- Historic Sites
The Legacy Of The Sixties
Everyone knows it was a radical decade—but not who its real radicals were
October 1996 | Volume 47, Issue 6
Treating a decade as a discrete entity obviously makes the assumption that history during that decade had an obliging tidiness, opening with a decisive and tone-setting episode and closing with a suitably climactic event. History rarely accommodates that assumption. Such a treatment of a decade also makes the equally dubious assumption that the decade in question had a clearly dominant tone or profile. So the 1920s was the decade of jazz, flappers, the birth of the sports celebrity (Babe Ruth, Red Grange, Jack Dempsey), the Lost Generation, Sacco and Vanzetti and ... Warren Harding, Calvin Coolidge, and Herbert Hoover.
Let us stipulate this, then: A decade, even one as intensely felt at the time and as hotly debated afterward as the sixties was and is, can come to seem, when recollected in tranquillity, quite unlike the decade as it felt at the time, and unlike the decade as it is portrayed by people with an emotional or political investment in portraying it a particular way.

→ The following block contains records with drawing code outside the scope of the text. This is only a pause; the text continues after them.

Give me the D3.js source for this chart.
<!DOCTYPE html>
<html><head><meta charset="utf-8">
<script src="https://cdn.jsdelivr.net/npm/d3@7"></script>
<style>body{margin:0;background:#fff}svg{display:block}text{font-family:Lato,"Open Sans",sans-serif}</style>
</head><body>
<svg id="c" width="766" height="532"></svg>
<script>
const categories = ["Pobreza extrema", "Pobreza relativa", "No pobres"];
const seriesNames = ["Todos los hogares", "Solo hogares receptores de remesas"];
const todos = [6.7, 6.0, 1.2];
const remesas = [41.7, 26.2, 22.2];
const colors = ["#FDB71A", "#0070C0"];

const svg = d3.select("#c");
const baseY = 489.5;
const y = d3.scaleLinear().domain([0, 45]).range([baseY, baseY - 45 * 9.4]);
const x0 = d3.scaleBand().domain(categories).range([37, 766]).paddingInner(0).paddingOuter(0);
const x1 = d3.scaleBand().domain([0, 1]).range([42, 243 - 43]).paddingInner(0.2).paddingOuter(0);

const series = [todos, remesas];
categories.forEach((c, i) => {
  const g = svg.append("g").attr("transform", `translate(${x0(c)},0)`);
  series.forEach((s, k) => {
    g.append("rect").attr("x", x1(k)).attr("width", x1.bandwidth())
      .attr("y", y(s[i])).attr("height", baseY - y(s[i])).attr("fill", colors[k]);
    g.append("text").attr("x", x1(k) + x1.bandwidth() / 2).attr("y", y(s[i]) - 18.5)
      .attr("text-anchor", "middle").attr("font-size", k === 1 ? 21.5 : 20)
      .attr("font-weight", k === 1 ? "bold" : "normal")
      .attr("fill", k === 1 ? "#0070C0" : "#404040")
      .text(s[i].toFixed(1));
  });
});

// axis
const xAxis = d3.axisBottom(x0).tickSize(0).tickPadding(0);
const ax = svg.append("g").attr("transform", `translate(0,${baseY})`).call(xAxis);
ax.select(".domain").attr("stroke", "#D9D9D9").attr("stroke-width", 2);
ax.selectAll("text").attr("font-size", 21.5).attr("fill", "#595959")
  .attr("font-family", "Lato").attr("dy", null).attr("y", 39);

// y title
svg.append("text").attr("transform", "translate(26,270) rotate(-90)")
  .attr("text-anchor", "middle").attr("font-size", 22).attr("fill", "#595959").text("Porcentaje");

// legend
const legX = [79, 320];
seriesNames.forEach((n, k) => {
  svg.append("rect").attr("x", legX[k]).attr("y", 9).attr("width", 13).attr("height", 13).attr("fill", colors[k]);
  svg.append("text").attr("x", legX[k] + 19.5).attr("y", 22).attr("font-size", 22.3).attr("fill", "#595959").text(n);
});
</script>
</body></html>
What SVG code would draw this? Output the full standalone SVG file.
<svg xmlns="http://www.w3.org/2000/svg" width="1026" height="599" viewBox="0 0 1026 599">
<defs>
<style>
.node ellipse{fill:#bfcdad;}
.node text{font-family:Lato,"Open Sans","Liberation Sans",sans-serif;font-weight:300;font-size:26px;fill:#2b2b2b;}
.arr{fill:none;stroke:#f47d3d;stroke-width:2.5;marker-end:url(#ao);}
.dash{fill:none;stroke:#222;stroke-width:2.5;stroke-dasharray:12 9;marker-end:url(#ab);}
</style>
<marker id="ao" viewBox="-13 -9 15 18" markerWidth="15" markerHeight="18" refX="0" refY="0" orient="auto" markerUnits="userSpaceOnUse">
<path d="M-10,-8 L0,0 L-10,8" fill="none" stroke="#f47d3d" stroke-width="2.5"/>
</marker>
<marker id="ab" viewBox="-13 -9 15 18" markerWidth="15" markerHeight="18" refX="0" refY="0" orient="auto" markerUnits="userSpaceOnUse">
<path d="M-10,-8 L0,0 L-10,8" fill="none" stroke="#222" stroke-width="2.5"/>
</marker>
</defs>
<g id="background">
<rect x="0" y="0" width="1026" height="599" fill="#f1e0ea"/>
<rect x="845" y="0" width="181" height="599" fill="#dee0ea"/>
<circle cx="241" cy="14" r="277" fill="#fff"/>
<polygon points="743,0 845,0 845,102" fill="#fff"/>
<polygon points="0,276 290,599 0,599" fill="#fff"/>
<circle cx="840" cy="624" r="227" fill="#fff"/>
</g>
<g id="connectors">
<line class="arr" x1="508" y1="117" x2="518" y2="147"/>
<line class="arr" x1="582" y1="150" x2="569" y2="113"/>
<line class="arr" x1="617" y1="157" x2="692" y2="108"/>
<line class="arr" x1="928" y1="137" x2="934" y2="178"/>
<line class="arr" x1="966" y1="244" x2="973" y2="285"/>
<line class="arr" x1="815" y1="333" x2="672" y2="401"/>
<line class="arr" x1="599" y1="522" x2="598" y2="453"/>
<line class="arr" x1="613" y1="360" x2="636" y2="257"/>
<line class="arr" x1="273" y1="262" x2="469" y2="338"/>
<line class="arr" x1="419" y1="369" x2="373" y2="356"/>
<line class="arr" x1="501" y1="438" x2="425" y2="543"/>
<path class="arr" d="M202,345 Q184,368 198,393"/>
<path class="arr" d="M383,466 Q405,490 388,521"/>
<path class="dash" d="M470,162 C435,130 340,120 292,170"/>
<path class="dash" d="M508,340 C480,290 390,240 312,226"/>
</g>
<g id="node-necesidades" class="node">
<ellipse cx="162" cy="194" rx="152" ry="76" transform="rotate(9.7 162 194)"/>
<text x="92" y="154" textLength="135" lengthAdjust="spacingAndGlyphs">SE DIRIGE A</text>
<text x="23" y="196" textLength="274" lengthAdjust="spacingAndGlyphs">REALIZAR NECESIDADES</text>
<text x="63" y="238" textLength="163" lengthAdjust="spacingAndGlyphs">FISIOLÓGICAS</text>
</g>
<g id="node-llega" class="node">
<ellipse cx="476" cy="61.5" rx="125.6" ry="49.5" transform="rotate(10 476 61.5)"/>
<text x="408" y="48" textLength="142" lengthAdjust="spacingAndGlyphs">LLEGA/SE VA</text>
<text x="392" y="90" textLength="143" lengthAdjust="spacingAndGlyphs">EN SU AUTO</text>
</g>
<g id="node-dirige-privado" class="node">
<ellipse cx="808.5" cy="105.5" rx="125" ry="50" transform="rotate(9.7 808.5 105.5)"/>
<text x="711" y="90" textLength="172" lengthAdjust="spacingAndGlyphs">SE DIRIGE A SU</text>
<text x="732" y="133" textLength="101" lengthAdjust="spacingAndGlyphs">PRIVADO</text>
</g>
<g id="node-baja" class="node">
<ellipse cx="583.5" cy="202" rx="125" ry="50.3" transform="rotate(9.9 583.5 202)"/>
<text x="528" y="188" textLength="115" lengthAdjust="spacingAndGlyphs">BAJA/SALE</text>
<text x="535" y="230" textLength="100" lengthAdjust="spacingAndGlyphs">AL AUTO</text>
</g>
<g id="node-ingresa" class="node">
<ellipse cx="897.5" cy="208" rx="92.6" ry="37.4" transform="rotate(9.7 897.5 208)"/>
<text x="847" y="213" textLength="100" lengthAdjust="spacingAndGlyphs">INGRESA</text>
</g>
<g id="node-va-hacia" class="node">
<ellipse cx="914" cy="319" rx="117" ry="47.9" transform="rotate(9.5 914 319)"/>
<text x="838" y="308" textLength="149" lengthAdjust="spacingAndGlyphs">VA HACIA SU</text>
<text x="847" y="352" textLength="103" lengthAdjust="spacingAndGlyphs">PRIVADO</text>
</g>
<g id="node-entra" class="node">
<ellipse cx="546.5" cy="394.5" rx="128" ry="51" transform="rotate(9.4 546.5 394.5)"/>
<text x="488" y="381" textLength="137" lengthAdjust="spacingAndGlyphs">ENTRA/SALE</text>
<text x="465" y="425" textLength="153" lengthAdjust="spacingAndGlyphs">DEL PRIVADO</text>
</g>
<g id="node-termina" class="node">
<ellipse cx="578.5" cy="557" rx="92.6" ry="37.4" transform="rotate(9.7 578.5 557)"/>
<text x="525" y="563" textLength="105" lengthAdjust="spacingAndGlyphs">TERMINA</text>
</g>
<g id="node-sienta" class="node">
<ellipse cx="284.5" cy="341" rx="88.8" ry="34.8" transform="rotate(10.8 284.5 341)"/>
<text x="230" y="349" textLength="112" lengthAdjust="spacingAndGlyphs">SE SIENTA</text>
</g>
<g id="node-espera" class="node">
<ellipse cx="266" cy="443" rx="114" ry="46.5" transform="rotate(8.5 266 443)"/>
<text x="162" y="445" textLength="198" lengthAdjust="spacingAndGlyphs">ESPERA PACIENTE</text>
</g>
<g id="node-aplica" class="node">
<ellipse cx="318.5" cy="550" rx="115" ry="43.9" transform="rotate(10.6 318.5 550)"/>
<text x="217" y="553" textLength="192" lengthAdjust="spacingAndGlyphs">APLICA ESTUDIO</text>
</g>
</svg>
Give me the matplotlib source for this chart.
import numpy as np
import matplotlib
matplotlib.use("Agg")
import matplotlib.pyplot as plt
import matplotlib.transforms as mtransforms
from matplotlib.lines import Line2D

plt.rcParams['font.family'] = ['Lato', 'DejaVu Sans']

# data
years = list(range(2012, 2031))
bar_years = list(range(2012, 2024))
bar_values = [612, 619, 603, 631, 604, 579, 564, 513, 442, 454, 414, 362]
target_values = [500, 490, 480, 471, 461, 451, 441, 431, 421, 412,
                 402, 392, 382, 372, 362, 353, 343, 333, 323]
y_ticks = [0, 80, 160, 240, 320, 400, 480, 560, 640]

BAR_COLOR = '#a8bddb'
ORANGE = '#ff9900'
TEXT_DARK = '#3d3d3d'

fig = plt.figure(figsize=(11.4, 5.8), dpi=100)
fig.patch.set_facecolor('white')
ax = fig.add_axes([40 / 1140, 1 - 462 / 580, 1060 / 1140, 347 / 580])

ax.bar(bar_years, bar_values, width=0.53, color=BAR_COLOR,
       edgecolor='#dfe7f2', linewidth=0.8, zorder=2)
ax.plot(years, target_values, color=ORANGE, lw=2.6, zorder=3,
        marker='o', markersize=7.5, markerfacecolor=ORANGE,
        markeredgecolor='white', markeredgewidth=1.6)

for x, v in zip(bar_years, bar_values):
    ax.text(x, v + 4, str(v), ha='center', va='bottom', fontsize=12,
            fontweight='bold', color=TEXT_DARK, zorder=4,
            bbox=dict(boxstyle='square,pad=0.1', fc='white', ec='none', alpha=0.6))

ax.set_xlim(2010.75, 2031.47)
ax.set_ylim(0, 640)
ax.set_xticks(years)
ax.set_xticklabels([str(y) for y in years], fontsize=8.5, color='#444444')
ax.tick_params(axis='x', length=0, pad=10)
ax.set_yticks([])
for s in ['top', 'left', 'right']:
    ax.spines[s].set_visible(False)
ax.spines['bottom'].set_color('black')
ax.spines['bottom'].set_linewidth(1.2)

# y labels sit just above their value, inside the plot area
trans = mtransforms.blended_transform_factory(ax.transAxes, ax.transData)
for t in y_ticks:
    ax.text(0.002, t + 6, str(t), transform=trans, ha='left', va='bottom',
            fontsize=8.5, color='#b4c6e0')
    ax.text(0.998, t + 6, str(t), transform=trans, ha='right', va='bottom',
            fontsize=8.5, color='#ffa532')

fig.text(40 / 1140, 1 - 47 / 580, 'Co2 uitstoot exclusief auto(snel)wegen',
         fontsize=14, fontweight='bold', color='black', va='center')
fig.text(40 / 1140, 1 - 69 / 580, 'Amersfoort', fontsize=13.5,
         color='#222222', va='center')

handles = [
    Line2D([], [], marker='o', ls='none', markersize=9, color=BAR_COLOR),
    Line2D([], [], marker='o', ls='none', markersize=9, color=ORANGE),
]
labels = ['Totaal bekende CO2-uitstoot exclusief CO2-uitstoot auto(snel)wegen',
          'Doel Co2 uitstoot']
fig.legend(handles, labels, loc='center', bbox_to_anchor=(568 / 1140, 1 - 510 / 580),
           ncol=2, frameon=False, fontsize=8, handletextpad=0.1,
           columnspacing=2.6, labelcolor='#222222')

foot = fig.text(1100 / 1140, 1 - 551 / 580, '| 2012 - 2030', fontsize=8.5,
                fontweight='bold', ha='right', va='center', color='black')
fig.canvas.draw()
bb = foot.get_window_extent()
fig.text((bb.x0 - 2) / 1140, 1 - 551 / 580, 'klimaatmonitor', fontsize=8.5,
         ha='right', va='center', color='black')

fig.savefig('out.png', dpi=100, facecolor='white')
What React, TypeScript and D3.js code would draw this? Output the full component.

It is arguable that we should think of the sixties as beginning in November 1963 and ending in October 1973. That is, the years we connect with the tumultuousness associated with the phrase “the sixties” began with the assassination of a President and ended with the Yom Kippur War and the energy crisis. The assassination shattered (or at least many people say it did) the nation’s sunny postwar disposition; it supposedly “ended American innocence.” It is unclear how innocent was this nation that had been made possible by Puritans, had been founded by such innocents as Benjamin Franklin, John Adams, and James Madison, had been born in the bloodshed of what actually was not only the American Revolution but also America’s first civil war, had been preserved by the worst civil war the world had until then seen … you get the picture. The sixties as a decade of “lost innocence”? Please. The 1973 oil embargo, which produced a sense of national vulnerability and pervasive limits, did seem to bring down a curtain on something. But on what?
Perhaps on a sense of limitlessness. In the middle of the 1960s the United States, or at least the leading members of its political class, acknowledged few limits on the nation’s power, or their competence. The United States could fight a war, and engage in “nation building” in the nation where the war was being fought, and build a Great Society at home, simultaneously. And the 1960s counterculture, which fancied itself at daggers drawn with the “Establishment,” partook of the same central assumption—that limits, sometimes known as hang-ups or repressions or bourgeois values, were to be ignored, confronted, transcended, abolished. The makers of the nation’s Vietnam policy may have had more in common with their most vociferous critics than either the policymakers or critics could comfortably admit.
Of course, the 1950s were pregnant with the 1960s. In the beginning there was not the word but the sound: rock ’n’ roll, the vocabulary of a self-conscious and soon selfconfident youth cohort. Rock ’n’ roll was nowhere in 1950 and was here to stay in 1960. The 1960s took part of the 1950s and stirred in danger—sex, drugs, and rock ’n’ roll.